Thinking Outside the Picture Book Box: Graphic Novels for Reading Aloud

By Jamie H.

There are so many fantastic picture books being published every year that it might seem like overkill to want to talk about finding readalouds (for storytime or just to send home with a customer) in other sections of the library. But having some go-to titles from the graphic novel section can shake up your storytime, improve your little-kid reader’s advisory, and help get the right book into a pair of small hands.

The graphic novel format actually has some built-in advantages for little learners. Graphic novels tend to have strong sequential narration emphasized by their panels, which helps children understand the parts of a story. Ample visual context clues may benefit preschoolers who are starting to learn that the marks on the page stand for words they speak. And some kids just seem to prefer them.

So what should you look for in a graphic novel to read out loud? To start with, it’s best if there are only a few characters. With no “he said, she said” to identify the speaker, the reader will probably be relying on voices. And unless you, or the caregiver you’re suggesting it to, are a professional voice actor, you may find that two or three voices is enough of a challenge. (Beginning readers may enjoy reading one part themselves while their caregivers read another part.) Fewer panels, if any, on a page is also helpful–as in the page below from Little Mouse Gets Ready, it will make it easier for the child to follow the flow and for the adult and the child to stay on the same panel, and larger graphics are easier for sharing than smaller ones.

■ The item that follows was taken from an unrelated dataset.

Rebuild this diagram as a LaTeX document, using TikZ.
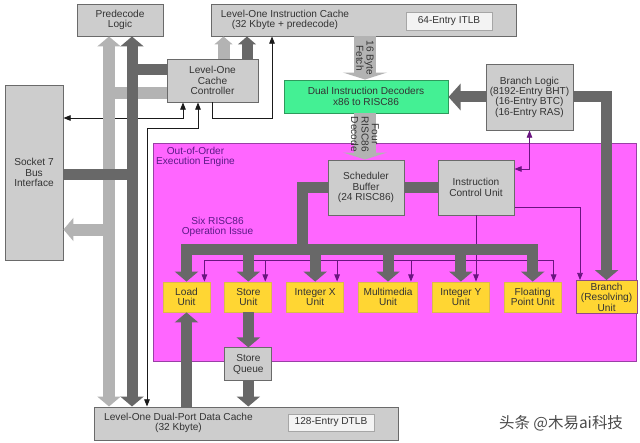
\documentclass[tikz,border=0pt]{standalone}
\usepackage{fontspec}
\setmainfont{Liberation Sans}
\newfontfamily\cjkfont{Noto Sans CJK SC}
\usepackage{xcolor}
\definecolor{cBox}{HTML}{CDCDCD}
\definecolor{cEdge}{HTML}{6A6A6A}
\definecolor{cTlb}{HTML}{F3F3F3}
\definecolor{cDecode}{HTML}{44F094}
\definecolor{cDecodeEdge}{HTML}{2E9A5C}
\definecolor{cEngine}{HTML}{FF66FF}
\definecolor{cEngineEdge}{HTML}{9A3FA6}
\definecolor{cUnit}{HTML}{FFD633}
\definecolor{cUnitEdge}{HTML}{DDB94A}
\definecolor{cBranchEdge}{HTML}{8E4A86}
\definecolor{cBusLight}{HTML}{B3B3B3}
\definecolor{cBusDark}{HTML}{686868}
\definecolor{cWire}{HTML}{1A1A1A}
\definecolor{cCtl}{HTML}{6A1580}
\definecolor{cLabel}{HTML}{5A1A85}
\definecolor{cText}{HTML}{333333}
\definecolor{cMark}{HTML}{4A4A4A}
\usepackage{tikz}
\usetikzlibrary{positioning,arrows.meta,calc}
\tikzset{
  node-box/.style={draw=cEdge,fill=cBox,line width=0.7pt,inner sep=0pt,
    align=center,text=cText},
  node-tlb/.style={draw=cEdge!60,fill=cTlb,line width=0.5pt,inner sep=0pt,
    minimum width=21.5mm,minimum height=4.5mm,text=cText},
  node-unit/.style={draw=cUnitEdge,fill=cUnit,line width=0.6pt,inner sep=0pt,
    minimum height=7.5mm,align=center,text=cText},
  node-label/.style={align=center,text=cLabel},
  bus-light/.style={draw=cBusLight,line width=3mm},
  bus-dark/.style={draw=cBusDark,line width=2.75mm},
  wire/.style={draw=cWire,line width=0.6pt},
  wire-ctl/.style={draw=cCtl,line width=0.6pt},
  bushead/.tip={Triangle[width=5.75mm,length=2.5mm]},
  smallhead/.tip={Triangle[width=4.5mm,length=2mm]},
  widehead/.tip={Triangle[width=11mm,length=1.75mm]},
  sidehead/.tip={Triangle[width=6.5mm,length=3mm]},
  wirehead/.tip={Triangle[width=1.4mm,length=1.8mm]},
}

\begin{document}
\begin{tikzpicture}[x=0.25mm,y=-0.25mm,node distance=3.5mm,
    every node/.style={font=\fontsize{7.2}{7.4}\selectfont}]
  \useasboundingbox[fill=white] (0,0) rectangle (640,442);

  % blocks outside the engine
  \node[node-box,minimum width=21.5mm,minimum height=8mm] (predecode) at (120,20) {Predecode\\Logic};
  \node[node-box,minimum width=76.25mm,minimum height=8mm] (icache) at (363.5,20) {};
  \node[align=center,text=cText] (icache-label) at (285,20) {Level-One Instruction Cache\\(32 Kbyte + predecode)};
  \node[node-tlb] (itlb) at (449,21) {64-Entry ITLB};
  \node[node-box,minimum width=22.75mm,minimum height=10.75mm] (ctrl) at (212.5,80.5) {Level-One\\Cache\\Controller};
  \node[node-box,minimum width=14.5mm,minimum height=43.75mm] (socket) at (34,172.5) {Socket 7\\Bus\\Interface};
  \node[node-box,fill=cDecode,draw=cDecodeEdge,minimum width=41mm,minimum height=8.25mm] (decoder) at (366,96.5) {Dual Instruction Decoders\\x86 to RISC86};
  \node[node-box,minimum width=21.75mm,minimum height=16.5mm] (blogic) at (529.5,97) {Branch Logic\\(8192-Entry BHT)\\(16-Entry BTC)\\(16-Entry RAS)};
  \node[node-box,minimum width=76mm,minimum height=8.25mm] (dcache) at (246,423.5) {};
  \node[align=center,text=cText] (dcache-label) at (178.5,423) {Level-One Dual-Port Data Cache\\(32 Kbyte)};
  \node[node-tlb,minimum height=4.25mm] (dtlb) at (331,422.5) {128-Entry DTLB};

  % execution engine
  \node[draw=cEngineEdge,fill=cEngine,line width=0.7pt,inner sep=0pt,
    minimum width=120.75mm,minimum height=54.5mm] (engine) at (394.5,252) {};
  \node[node-label] (engine-label) at (195.5,157) {Out-of-Order\\Execution Engine};
  \node[node-box,minimum width=19mm,minimum height=13.75mm] (sched) at (366,187.5) {Scheduler\\Buffer\\(24 RISC86)};
  \node[node-box,minimum width=19mm,minimum height=13.75mm] (icu) at (476,187.5) {Instruction\\Control Unit};
  \node[node-label] (issue-label) at (217.5,227) {Six RISC86\\Operation Issue};
  \node[node-unit,minimum width=11.75mm] (load) at (186.5,297) {Load\\Unit};
  \node[node-unit,minimum width=11.75mm,right=of load] (store) {Store\\Unit};
  \node[node-unit,minimum width=14.25mm,right=of store] (intx) {Integer X\\Unit};
  \node[node-unit,minimum width=14.75mm,right=of intx] (mmx) {Multimedia\\Unit};
  \node[node-unit,minimum width=14.25mm,right=of mmx] (inty) {Integer Y\\Unit};
  \node[node-unit,minimum width=14.25mm,right=of inty] (fpu) {Floating\\Point Unit};
  \node[node-unit,draw=cBranchEdge,minimum width=15.25mm,minimum height=8.25mm,right=of fpu] (branch) {Branch\\(Resolving)\\Unit};
  \node[node-box,minimum width=11.75mm,minimum height=8.25mm,below=8.75mm of store] (squeue) {Store\\Queue};

  \node[font=\cjkfont\fontsize{11}{11}\selectfont,text=cMark] (mark) at (561,423) {头条 @木易ai科技};

  % thin control wires
  \draw[wire,-{wirehead}] (ctrl.south) |- (272,118) -- (272,0 |- icache.south);
  \draw[wire,{wirehead}-{wirehead}] (socket.east |- 0,118) -| (183,0 |- ctrl.south);
  \draw[wire,{wirehead}-{wirehead}] (147,0 |- dcache.north) |- (198,128) -- (198,0 |- ctrl.south);
  \draw[wire-ctl] ($(load.north east)+(-6,-21)$) -- ($(fpu.north east)+(-8,-21)$);
  \foreach \u/\dx in {load/6,store/7,intx/7,mmx/7,fpu/8}
    \draw[wire-ctl,-{wirehead}] ($(\u.north east)+(-\dx,-21)$) -- ($(\u.north east)+(-\dx,0)$);
  \draw[wire-ctl,-{wirehead}] (icu.south) -- (icu.south |- inty.north);
  \draw[wire-ctl,-{wirehead}] (icu.east |- 0,207) -| (580,0 |- branch.north);
  \draw[wire-ctl,{wirehead}-{wirehead}] (blogic.south) |- (icu.east |- 0,169);

  % light buses
  \coordinate (lbus) at (109,0);
  \coordinate (dbus) at (132,0);
  \coordinate (fetch) at (365,0);
  \draw[bus-light] (lbus |- 0,93) -- (ctrl.west |- 0,93);
  \draw[bus-light,-{bushead}] (lbus |- 0,229.5) -- (socket.east |- 0,229.5);
  \draw[bus-light,{bushead}-{bushead}] (lbus |- dcache.north) -- (lbus |- predecode.south);
  \draw[bus-light,-{smallhead}] (223.5,0 |- ctrl.north) -- (223.5,0 |- icache.south);
  \draw[bus-light,line width=5.5mm,-{widehead}] (fetch |- icache.south) -- (fetch |- decoder.north)
    node[midway,rotate=-90,align=center,text=cText] {16 Byte\\Fetch};
  \draw[bus-light,line width=5.5mm,-{widehead}] (fetch |- decoder.south) -- (fetch |- sched.north)
    node[pos=0.45,rotate=-90,align=center,text=cText] {Four\\RISC86\\Decode};

  % dark buses
  \draw[bus-dark] (dbus |- 0,69.5) -- (ctrl.west |- 0,69.5);
  \draw[bus-dark] (socket.east |- 0,174.5) -- (dbus |- 0,174.5);
  \draw[bus-dark,{bushead}-{bushead}] (dbus |- dcache.north) -- (dbus |- predecode.south);
  \draw[bus-dark,-{smallhead}] (247,0 |- ctrl.north) -- (247,0 |- icache.south);
  \draw[bus-dark,-{sidehead}] (blogic.west) -- (blogic.west -| decoder.east);
  \draw[bus-dark,-{bushead}] (blogic.east) -| (branch.north);
  \draw[bus-dark] (sched.east) -- (icu.west);
  \draw[bus-dark] (sched.west) -| (302,249);
  \draw[bus-dark,line cap=rect] (load.north |- 0,249) -- (fpu.north |- 0,249);
  \foreach \u in {load,store,intx,mmx,inty,fpu}
    \draw[bus-dark,-{bushead}] (\u.north |- 0,249) -- (\u.north);
  \draw[bus-dark,-{bushead}] (load.south |- dcache.north) -- (load.south);
  \draw[bus-dark,-{bushead}] (store.south) -- (squeue.north);
  \draw[bus-dark,-{bushead}] (squeue.south) -- (squeue.south |- dcache.north);
\end{tikzpicture}
\end{document}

There are many, many graphic novels for children, and frankly most of them are not well suited to readaloud. The children at my house have often brought me comic-type graphic novels and asked me to read them out loud, and wading through panel after tiny panel is a frustrating experience. With that in mind, here are some titles to get you started, whether for storytime or reader’s advisory.

Little Mouse Gets Ready by Jeff Smith

cartoon panels of mouse getting dressed; as he puts on his shoes words "right foot, done; left foot done!"; as he puts on his shirt: "the shirt is last... Sometimes it's hard to get my arm in the sleeve. Now I line the buttons up to the holes..."

Even the youngest toddlers will identify with Little Mouse’s struggle to get dressed, and preschoolers and up will love the punch line.

Nursery Rhyme Comics/Fable Comics/Fairy Tale Comics, edited by Chris Duffy, various authors and illustrators

Classic nursery rhymes and stories illustrated by well-known cartoonists. Early literacy people talk a lot about the advantages of nursery rhymes for toddlers–enjoy them in an updated format!

My Kite Is Stuck! (Duck, Duck, Porcupine) by Salina Yoon

book cover My Kite is Stuck and Other Stories, by Salina Yoon shows yellow duck, white bird, and purple hedgehog with ball and hoola-hoop looking at red kite stuck up in a tree

Preschoolers through beginning readers can enjoy feeling smart alongside Little Duck, the silent straight man.

Noodleheads See the Future by Todd Arnold

Older preschoolers will laugh when Mac and Mac saw off the branch they’re sitting on, while the wordplay creates a new challenge.

Bolivar by Sean Rubin

What if your neighbor was a dinosaur… but you were the only one who noticed? And if you were a dinosaur looking to lay low, what better place than Manhattan? Preschoolers who are developing some reading patience can enjoy this chapter graphic novel over several nights.

Narwhal: Unicorn of the Sea/Super Narwhal and Jelly Jolt by Ben Clanton

Try reading just the first chapter to a smaller group of preschoolers for storytime, or send it home for readaloud!

Where’s Halmoni? by Julie Kim

book cover Where's Halmoni? by Julie Kim shows painting of tiger peering around wall

This #ownvoices graphic novel works so well as a picture book, it got some mock Caldecott buzz (though it didn’t make the final list). Accessible on the first reading, it repays re-reading with Easter eggs from Korean mythology (see the author’s note at the back).